I walk down to the Wilderness Run to listen to the sweet rippling creek song of my youth. A ancient fallen oak, split straight down the middle by lightning, provides a bench along the upper half of the S curve in the run; its torn edges remind me how I felt, split down the middle at Spotsylvania. Spring rains have flooded and receded, like the fight that flooded Virginia and receded. A far off wind in the high trees can, at times, sound like a thousand warhorses at gallop and I am at once back battling at Brandy Station, with ten thousand troopers in crazed combat. I am not yet home when every sound and sight brings me back to war. Where are the whispers that calmed me at Fredericksburg?

I move along and sit close to the edge of the run, where its S turns to shallows and it sings sweet lullabies that too soon turn to the sound of battery wagon wheels fording Antietam Creek and I am back at the red fields of Sharpsburg, with the smell of blood and black powder.

Hawk, high above the tree tops, sails in circle, effortless, shining silver in the afternoon sun; smaller circles until he barely moves at all. The stillness of his flight returns me to the hellish fire at Gettysburg with its birds above the battlefield. Nature stays constant; still I am not home.

The Wilderness Run rolls, drip-rippling over stones, white foam rising, its rhythm repeats, repeats, repeats, reflecting sun and soul, ancient runes in water; are we water; running, repeating, running from our past, and then repeating. The run repeats the sounds that I hear in it, be they violent or peaceful. I must work the sounds away from the sounds of war.

There will come a day when I stroll in the cool of the early evening to sit on that fallen tree; when the tree will be a tree and that is all it will be; the wind will just be the wind; the creek will be the creek. The sounds will be simple and sweet, and will not remind me of other times. There will only be the sound of now, the union of the land and the man. And then, I will be home.

Until that day, to find the calm; I close my eyes and repeat the lines I wrote at Fredericksburg

I am the breath,
the whisper,
of all that came before.
I am the breath,
the promise,
of all those still to come.

Monday, August 8, 2011

Penny Parcels


Journal Entry: Front Royal, Virginia; April 30, 1865

I always figured my first mission after war ended would be to collect the parcels I have hidden over the course of my travels; penny parcels cobbled together from captured cartridge cases and pieces of mislaid metal and wood, holding small bits of life and memories lost in the chaos of four war years. Finding a penny; I picked it up. Now, I am not sure I want to retrieve those memories at all.
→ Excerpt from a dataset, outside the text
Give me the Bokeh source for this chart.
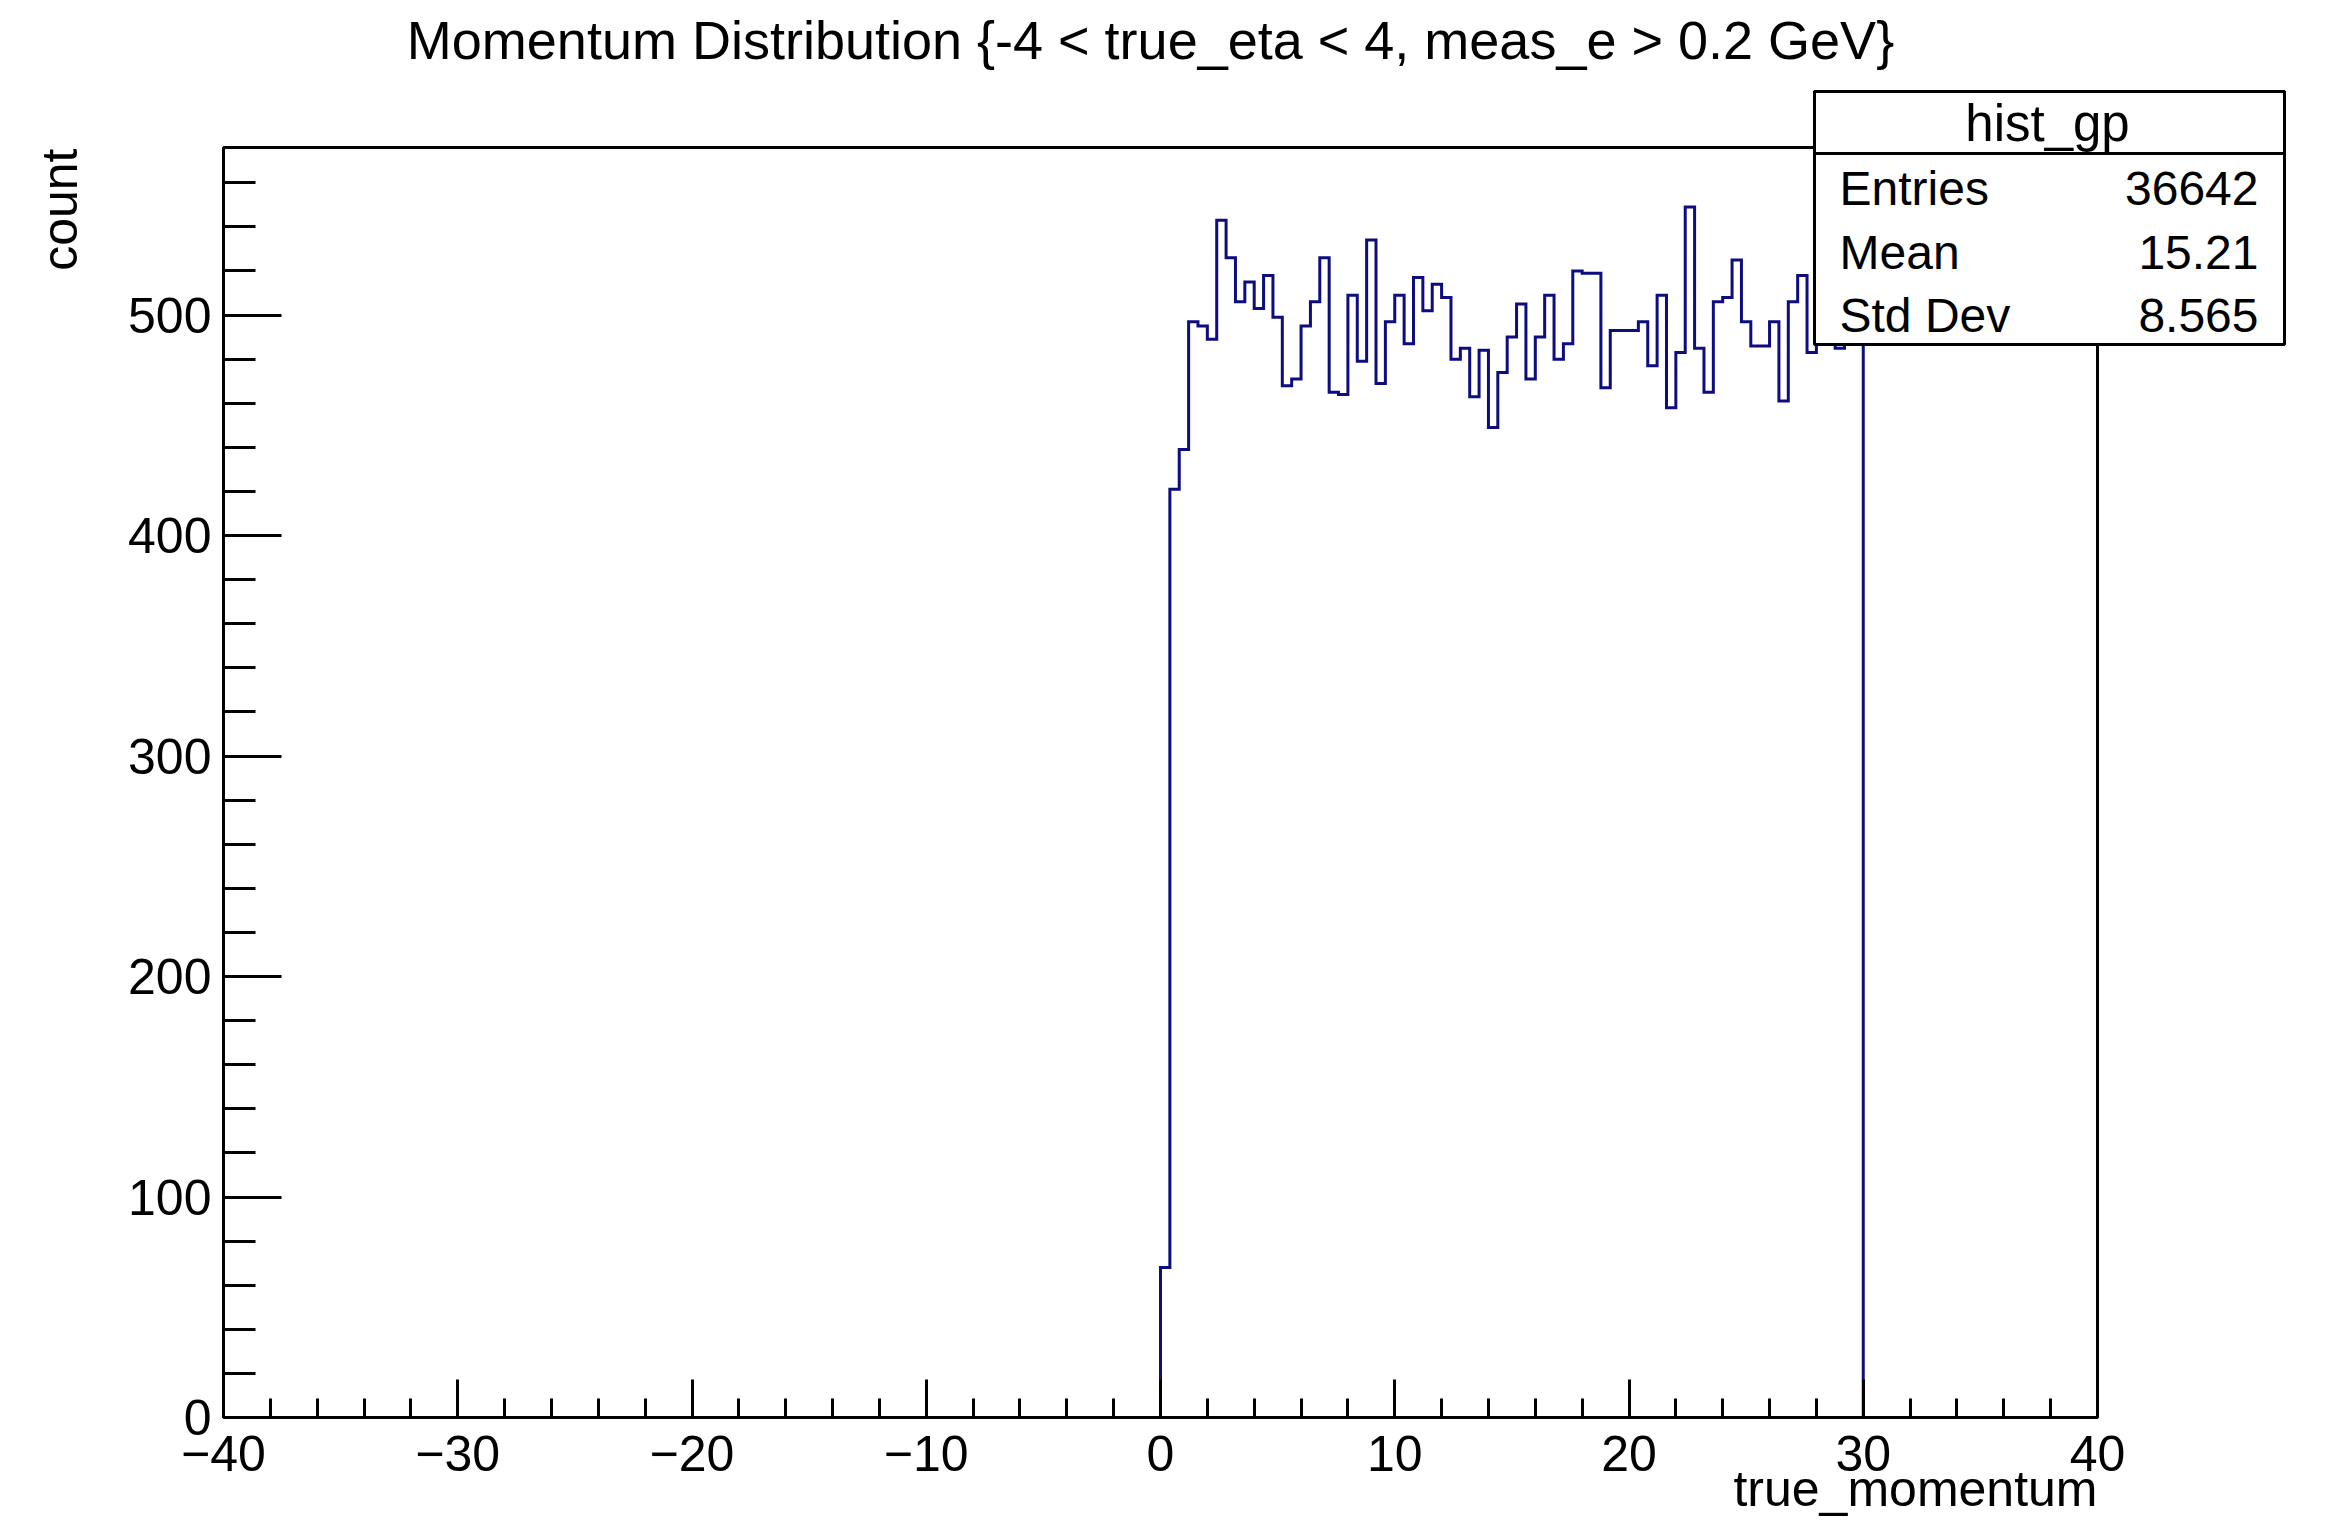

Those parcels are stored, buried in the deep soil of my soul. If I try to unearth them, they may fall apart like dead leaves in my hand. I can not go back to those times; I can not go back there; there is no there. Let someone a hundred years from now unearth that life; it is no longer mine.

Sunday, August 7, 2011

The Quiet Beast



Journal Entry: Winchester Virginia; April 29, 1865

I am traveling under the white flag; our army has surrendered, but I carry this reminder to soldiers who might fire first out of instinct, or out of vengeance. That is who we are now; men of war; the bloodstain does not wash away in a day. We are each uncertain how to react around the next bend in the road, to the next sound unseen. Who am I now? What am I now? I am the quiet beast outside your door; my claws are .44 caliber and never retract. I may turn on a spur, and take you down, not out of anger, but out of habit. This is the uncertainty of returning soldiers riding the long roads home.